I am one of those who believe first of all, that it is good to always do things right. PMAN is not the only union that has crisis. In NUJ, NBA, NMA, etc. they all have crisis. The deference between us and them is that we are entertainers. We attract a lot of attention, and the fact that we are not able to manage our crisis becomes a public thing and people from all walks of life make contributions. It becomes a thing of interest for our fans.
But do you agree that money actually changed hands at Kaduna, and that was why you and your partners couldn’t win the election?
No doubt about it, money actually changed hands. But where I am coming from is that that wasn’t the problem. I realised afterwards that PMAN members were not ready for a true change that will ensure the sustainability of PMAN as a union. People were rather interested in what they could get immediately, not in the future. I knew what they wanted and I also knew I could not work with such bunch who didn’t believe in making sacrifices for tomorrow to be better. They were more comfortable with the crumbs of today. I couldn’t waste my time. I have better things to do because I am still very vibrant.

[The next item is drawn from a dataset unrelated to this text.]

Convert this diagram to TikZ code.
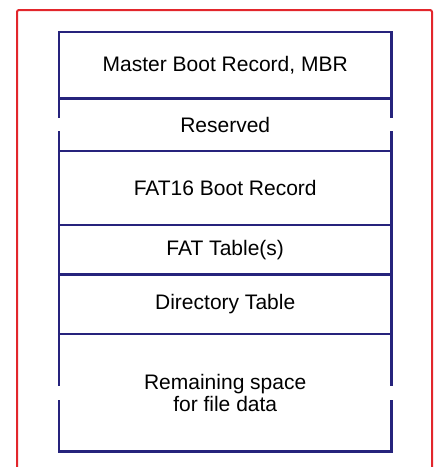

Are you still a member of the association?
Yes. A bonafide one.
Tee-Mac, your running mate was finally called upon to head the association; where you called too?
They called on me but it was no longer necessary. I told you that the people were not ready. You don’t suffer and make sacrifices on behalf of people who don’t share your vision.
You and Tee-Mac shared a vision but he went back?
It’s not a one man thing. To change PMAN will take a team work and changes should start within individuals. If I must go back to it, I must see the readiness in the minds of people you call members to make that true change. You will realise that PMAN has been hijacked by idle-minded people who are not necessarily musicians and these are the same people who make decisions. Because they are not musicians, they don’t feel what you feel. They can afford to take any decision to the detriment of the true musicians. I can’t sit and watch that happen.
Tee-Mac has been there as president for several months now, have you seen any changes?
Well, Tee-Macs, I think, is doing his best, although the fact that results are not coming in does not he’s not working. Maybe he is working under and some of his results would come later. I speak with him always and he is always up and doing. It’s not a job for one person. He doesn’t want to fail. If you have 10 of them working in the association, of course, things will move faster.
Don’t you want to help him?
For now, I am for my business, for my career. From time to time, I make my own contributions from outside. I do not have to be a vice-president to do that.
Do you see yourself ever running for a position in the association again?
You can’t tell. If the members at one point in life decide to understand what I have always wanted them to know and then we have true musicians taking decisions, I will do it.
Are you still close to Charly Boy?
Of course. he is my friend.
A lot of people still believe he is the problem of PMAN, what do you think?
Charly Boy has his own ways. But it’s not all about him. You can’t put the blame on him alone.
Back to your new albums. How has the response been since they were released?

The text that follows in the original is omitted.